One year ago: Chicken with an Almond Yogurt Sauce
Two years ago: Korean-Style Salmon with Bok Choy
Three years ago: Tomato, Semolina, and Coriander Soup
Four years ago: Bourbon Chicken
Steak with Lemongrass-Habanero Marinade (from Smoke & Pickles)
Ingredients
2 steaks of your choice
1 tbsp unsalted butter
1 tsp peanut oil
Marinade
6 garlic cloves
3 lemongrass stalks, trimmed and finely minced
2 habanero peppers, halved and seeds removed
juice of 1 lemon
juice of 1 orange
2 tbsp sesame oil
1 tsp soy sauce
1/2 tsp salt
1. Combine all marinade ingredients in a blender and blitz until well blended.
2. Generously salt and pepper steaks. Place in glass baking dish and pour half or marinade over steaks. Marinate for 20 minutes.
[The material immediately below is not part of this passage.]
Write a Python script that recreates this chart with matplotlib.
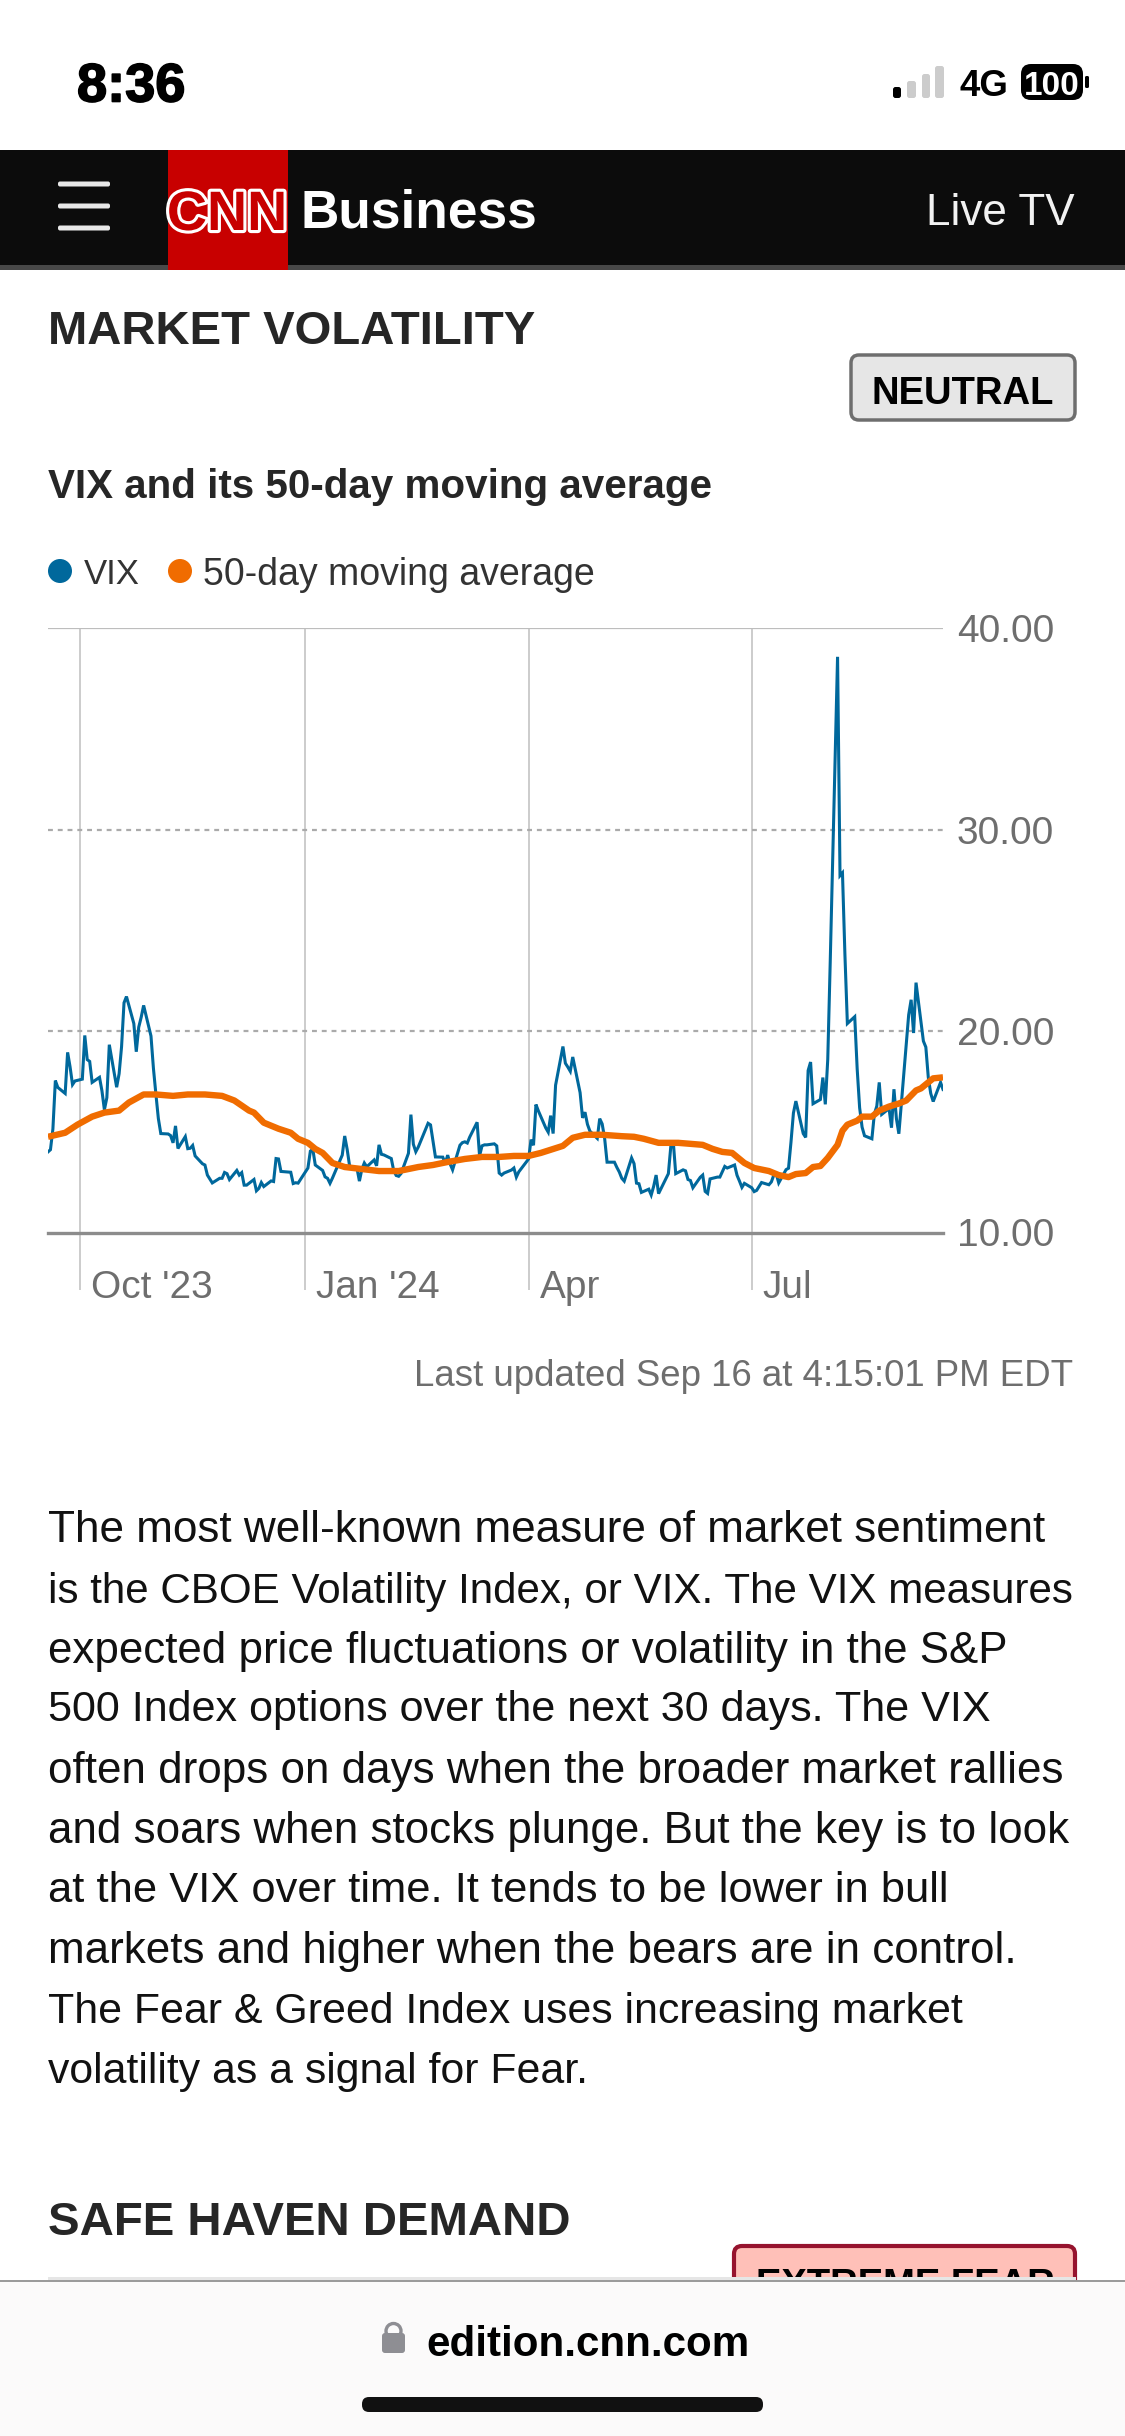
import matplotlib
matplotlib.use('Agg')
import matplotlib.pyplot as plt
import matplotlib.patheffects as pe
from matplotlib.patches import FancyBboxPatch, Rectangle, Circle
from matplotlib.transforms import ScaledTranslation
import pandas as pd

plt.rcParams['font.family'] = ['Liberation Sans', 'DejaVu Sans']

W, H = 1125, 2436

# VIX values, one list per month
vix_sep23 = [14.0, 14.11, 15.14, 17.54, 17.2, 16.9, 18.94, 18.22, 17.34, 17.52]
vix_oct23 = [17.61, 19.78, 18.58, 18.49, 17.45, 17.7, 17.03, 16.09, 16.69, 19.32, 17.21,
             17.88, 19.22, 21.4, 21.71, 20.37, 18.97, 20.19, 20.68, 21.27, 19.75, 18.14]
vix_nov23 = [16.87, 15.66, 14.91, 14.89, 14.81, 14.45, 15.29, 14.17, 14.76, 14.16, 14.18,
             14.32, 13.8, 13.41, 13.35, 12.85, 12.46, 12.69, 12.69, 12.98, 12.92]
vix_dec23 = [12.63, 13.08, 12.85, 12.97, 12.35, 12.35, 12.63, 12.07, 12.19, 12.48, 12.28,
             12.56, 12.53, 13.67, 13.65, 13.03, 12.99, 12.43, 12.47, 12.45]
vix_jan24 = [13.2, 14.04, 14.13, 13.35, 13.08, 12.76, 12.69, 12.44, 12.7, 13.84, 14.79,
             14.13, 13.3, 13.19, 12.55, 13.14, 13.45, 13.26, 13.6, 13.31, 14.35]
vix_feb24 = [13.88, 13.85, 13.67, 13.06, 12.83, 12.79, 12.93, 13.93, 15.85, 14.38, 14.01,
             14.24, 15.42, 15.34, 14.54, 13.75, 13.74, 13.43, 13.84, 13.4]
vix_mar24 = [13.11, 14.33, 14.46, 14.5, 14.44, 14.74, 15.47, 13.8, 14.3, 14.35, 14.35,
             14.4, 14.3, 12.95, 12.85, 12.95, 13.1, 13.2, 12.75, 13.01]
vix_apr24 = [13.65, 14.61, 14.33, 16.35, 16.03, 15.19, 14.98, 15.8, 14.91, 17.31, 19.23,
             18.4, 18.21, 18.0, 18.71, 16.94, 15.69, 15.97, 15.37, 15.03, 14.67, 15.65]
vix_may24 = [15.39, 14.68, 13.49, 13.49, 13.23, 13.0, 12.69, 12.55, 13.7, 13.42, 12.45,
             12.42, 11.99, 12.15, 11.86, 12.29, 12.85, 11.93, 12.92, 14.28, 14.5, 12.92]
vix_jun24 = [13.11, 13.06, 12.63, 12.58, 12.22, 12.74, 12.85, 12.04, 11.94, 12.66, 12.75,
             12.75, 13.28, 13.2, 13.35, 12.84, 12.55, 12.24, 12.44]
vix_jul24 = [12.22, 12.03, 12.09, 12.48, 12.37, 12.51, 12.85, 12.91, 12.46, 13.12, 13.19,
             14.48, 15.93, 16.52, 14.91, 14.72, 18.04, 18.46, 16.39, 16.6, 17.69, 16.36]
vix_aug24 = [18.59, 23.39, 38.57, 27.71, 27.85, 23.79, 20.37, 20.71, 18.12, 16.19, 15.23,
             14.8, 14.65, 15.88, 16.27, 17.45, 15.86, 16.15, 15.2, 17.11, 15.65, 14.9]
vix_sep24 = [20.8, 21.55, 19.9, 22.4, 19.5, 19.2, 17.7, 16.9, 16.5, 17.45, 17.1]

market_holidays = ['2023-11-23', '2023-12-25', '2024-01-01', '2024-01-15', '2024-02-19',
                   '2024-03-29', '2024-05-27', '2024-06-19', '2024-07-04', '2024-09-02']

# moving average, days since the first date and value
ma_days = [0, 7, 12, 18, 23, 29, 33, 39, 44, 51, 57, 64, 71, 76, 82, 84, 88, 92, 94, 99,
           102, 106, 109, 112, 116, 121, 128, 135, 143, 147, 151, 157, 163, 170, 177, 184,
           190, 196, 201, 210, 214, 219, 226, 234, 239, 243, 249, 257, 262, 267, 271, 275,
           279, 284, 288, 294, 298, 302, 305, 309, 312, 315, 318, 322, 324, 326, 330, 332,
           336, 339, 343, 347, 350, 354, 356, 359, 361, 365]
ma_values = [14.75, 14.95, 15.35, 15.75, 15.95, 16.05, 16.45, 16.85, 16.85, 16.78, 16.85,
             16.85, 16.78, 16.55, 16.05, 15.95, 15.45, 15.25, 15.15, 14.95, 14.65, 14.45,
             14.15, 13.95, 13.45, 13.25, 13.15, 13.05, 13.05, 13.15, 13.25, 13.35, 13.5,
             13.65, 13.75, 13.75, 13.8, 13.8, 13.95, 14.3, 14.7, 14.85, 14.85, 14.78, 14.75,
             14.65, 14.45, 14.45, 14.4, 14.35, 14.15, 14.0, 13.95, 13.45, 13.2, 13.05, 12.85,
             12.75, 12.9, 12.95, 13.25, 13.3, 13.7, 14.35, 15.05, 15.35, 15.55, 15.75, 15.75,
             16.05, 16.25, 16.4, 16.55, 17.05, 17.15, 17.45, 17.65, 17.7]

tick_dates = ['2023-10-01', '2024-01-01', '2024-04-01', '2024-07-01']
tick_labels = ["Oct '23", "Jan '24", 'Apr', 'Jul']
y_ticks = [10, 20, 30, 40]

paragraph = [
    'The most well-known measure of market sentiment',
    'is the CBOE Volatility Index, or VIX. The VIX measures',
    'expected price fluctuations or volatility in the S&P',
    '500 Index options over the next 30 days. The VIX',
    'often drops on days when the broader market rallies',
    'and soars when stocks plunge. But the key is to look',
    'at the VIX over time. It tends to be lower in bull',
    'markets and higher when the bears are in control.',
    'The Fear & Greed Index uses increasing market',
    'volatility as a signal for Fear.',
]
paragraph_y = [1526, 1587, 1647, 1706, 1767, 1827, 1886, 1947, 2008, 2067]
# the original face is not installed, so each line gets the size that fits its width
paragraph_size = [31.8, 30.3, 31.6, 31.1, 31.7, 31.6, 31.3, 31.7, 30.9, 30.8]

BLUE = '#00689c'
ORANGE = '#f06c00'
GREY = '#6e6e6e'
DARK = '#262626'

fig = plt.figure(figsize=(W / 100, H / 100), dpi=100, facecolor='white')

# page furniture is drawn in pixel coordinates
page = fig.add_axes([0, 0, 1, 1])
page.set_xlim(0, W)
page.set_ylim(H, 0)
page.axis('off')


def label(x, y, s, size, color='black', weight='normal', ha='left', zorder=5):
    return page.text(x, y, s, fontsize=size, color=color, fontweight=weight, ha=ha,
                     va='center_baseline', zorder=zorder)


def rounded(x0, y0, x1, y1, radius, face, edge='none', lw=0, zorder=2):
    page.add_patch(FancyBboxPatch((x0, y0), x1 - x0, y1 - y0,
                                  boxstyle=f'round,pad=0,rounding_size={radius}',
                                  fc=face, ec=edge, lw=lw, zorder=zorder))


# status bar
clock = label(77, 82, '8:36', 39, weight='bold')
clock.set_path_effects([pe.withStroke(linewidth=1.2, foreground='black')])
for x0, x1, top, col in [(893, 901, 87, 'black'), (907, 916, 81, '#cccccc'),
                         (922, 930, 74, '#cccccc'), (935, 944, 66, '#cccccc')]:
    rounded(x0, top, x1, 98, 2.5, col)
label(959, 83, '4G', 26.5, weight='bold')
rounded(1021, 64, 1083, 100, 10, 'black')
label(1052, 83, '100', 24, color='white', weight='bold', ha='center')
rounded(1085, 76, 1089, 88, 1.5, 'black')

# nav bar
page.add_patch(Rectangle((0, 150), W, 115, fc='#0c0c0c', ec='none', zorder=1))
page.add_patch(Rectangle((0, 265), W, 5, fc='#484848', ec='none', zorder=1))
page.add_patch(Rectangle((168, 150), 120, 120, fc='#c80000', ec='none', zorder=2))
for yy in [184, 206, 228]:
    rounded(58, yy - 2.5, 110, yy + 2.5, 2, '#e8e8e8')
cnn = page.text(227, 210, 'CNN', fontsize=40, color='#c80000', fontweight='bold', ha='center',
                va='center_baseline', zorder=5, family=['Liberation Sans Narrow', 'Liberation Sans'])
cnn.set_path_effects([pe.withStroke(linewidth=4.5, foreground='white')])
label(301, 208, 'Business', 38.3, color='white', weight='bold')
label(1075, 209, 'Live TV', 31.7, color='#f2f2f2', ha='right')

# headings
label(48, 327, 'MARKET VOLATILITY', 34, color=DARK, weight='bold')
rounded(851, 355, 1075, 420, 8, '#e6e6e6', edge=GREY, lw=2.5)
label(963, 390, 'NEUTRAL', 27.5, weight='bold', ha='center')
label(48, 483, 'VIX and its 50-day moving average', 29.1, color=DARK, weight='bold')

# legend
page.add_patch(Circle((60, 571), 12, fc=BLUE, ec='none'))
label(84, 571, 'VIX', 25, color='#333333')
page.add_patch(Circle((180, 571), 12, fc=ORANGE, ec='none'))
label(203, 571, '50-day moving average', 27, color='#333333')

# chart
ax_left, ax_right, ax_top, ax_bottom = 48, 943, 628, 1232.5
ax = fig.add_axes([ax_left / W, 1 - ax_bottom / H, (ax_right - ax_left) / W, (ax_bottom - ax_top) / H])
ax.patch.set_alpha(0)

vix_values = (vix_sep23 + vix_oct23 + vix_nov23 + vix_dec23 + vix_jan24 + vix_feb24 + vix_mar24
              + vix_apr24 + vix_may24 + vix_jun24 + vix_jul24 + vix_aug24 + vix_sep24)
days = pd.bdate_range('2023-09-18', '2024-09-17')
days = days[~days.isin(pd.to_datetime(market_holidays))]
ma_dates = pd.Timestamp('2023-09-18') + pd.to_timedelta(ma_days, unit='D')

ax.plot(days, vix_values, color=BLUE, lw=2.2, solid_joinstyle='miter', zorder=3)
ax.plot(ma_dates, ma_values, color=ORANGE, lw=4.6, solid_capstyle='butt', zorder=4)

ax.set_xlim(pd.Timestamp('2023-09-18'), pd.Timestamp('2024-09-17'))
ax.set_ylim(10, 40)
for side in ax.spines:
    ax.spines[side].set_visible(False)

ax.yaxis.tick_right()
ax.set_yticks(y_ticks)
ax.set_yticklabels([f'{v:.2f}' for v in y_ticks], fontsize=28, color=GREY)
ax.tick_params(axis='y', length=0, pad=10)
ax.axhline(40, color='#bdbdbd', lw=1.6, zorder=1)
ax.axhline(30, color='#aaaaaa', lw=1.6, ls=(0, (2.2, 2.2)), zorder=1)
ax.axhline(20, color='#aaaaaa', lw=1.6, ls=(0, (2.2, 2.2)), zorder=1)
ax.axhline(10, color='#8c8c8c', lw=2.4, zorder=2, clip_on=False)

ax.set_xticks(pd.to_datetime(tick_dates))
ax.set_xticklabels(tick_labels, fontsize=27.9, color=GREY, ha='left')
ax.tick_params(axis='x', length=41, width=1.3, color='#c8c8c8', pad=-14)
for t in ax.get_xticklabels():
    t.set_transform(t.get_transform() + ScaledTranslation(11 / 100, 0, fig.dpi_scale_trans))
ax.grid(axis='x', color='#c8c8c8', lw=1.3, zorder=1)
ax.set_axisbelow(True)

label(1073, 1372, 'Last updated Sep 16 at 4:15:01 PM EDT', 26.4, color=GREY, ha='right')

# body text
for yy, line, size in zip(paragraph_y, paragraph, paragraph_size):
    label(48, yy, line, size, color='#111111')

label(48, 2218, 'SAFE HAVEN DEMAND', 34.1, color=DARK, weight='bold')

# next section, cut off by the browser bar
rounded(734, 2246, 1075, 2320, 8, '#ffc0b8', edge='#96132e', lw=3, zorder=2)
label(905, 2282, 'EXTREME FEAR', 27.5, weight='bold', ha='center', zorder=3)
page.add_patch(Rectangle((48, 2277), 1028, 4, fc='#e6e6e6', ec='none', zorder=3))

# browser bar
page.add_patch(Rectangle((0, 2281), W, H - 2281, fc='#fbfafa', ec='none', zorder=6))
page.plot([0, W], [2281, 2281], color='#999999', lw=1.4, zorder=7)
rounded(382, 2333, 405, 2353, 3, '#8e8e93', zorder=7)
page.add_patch(Circle((393.5, 2331), 7.5, fc='none', ec='#8e8e93', lw=2.4, zorder=7))
label(426, 2340, 'edition.cnn.com', 30.3, weight='bold', zorder=8)
rounded(362, 2397, 763, 2412, 7, '#111111', zorder=7)

fig.savefig('out.png', dpi=100)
3. In a large cast iron skillet, heat butter and peanut oil over high heat until barely smoking. Add steaks, cover with lid, and cook for 3 minutes. Flip steaks, reduce heat to medium, and cook uncovered for another 2 minutes (or until desired level of doneness.
4. Let rest of cutting board. Serve with reserved marinade.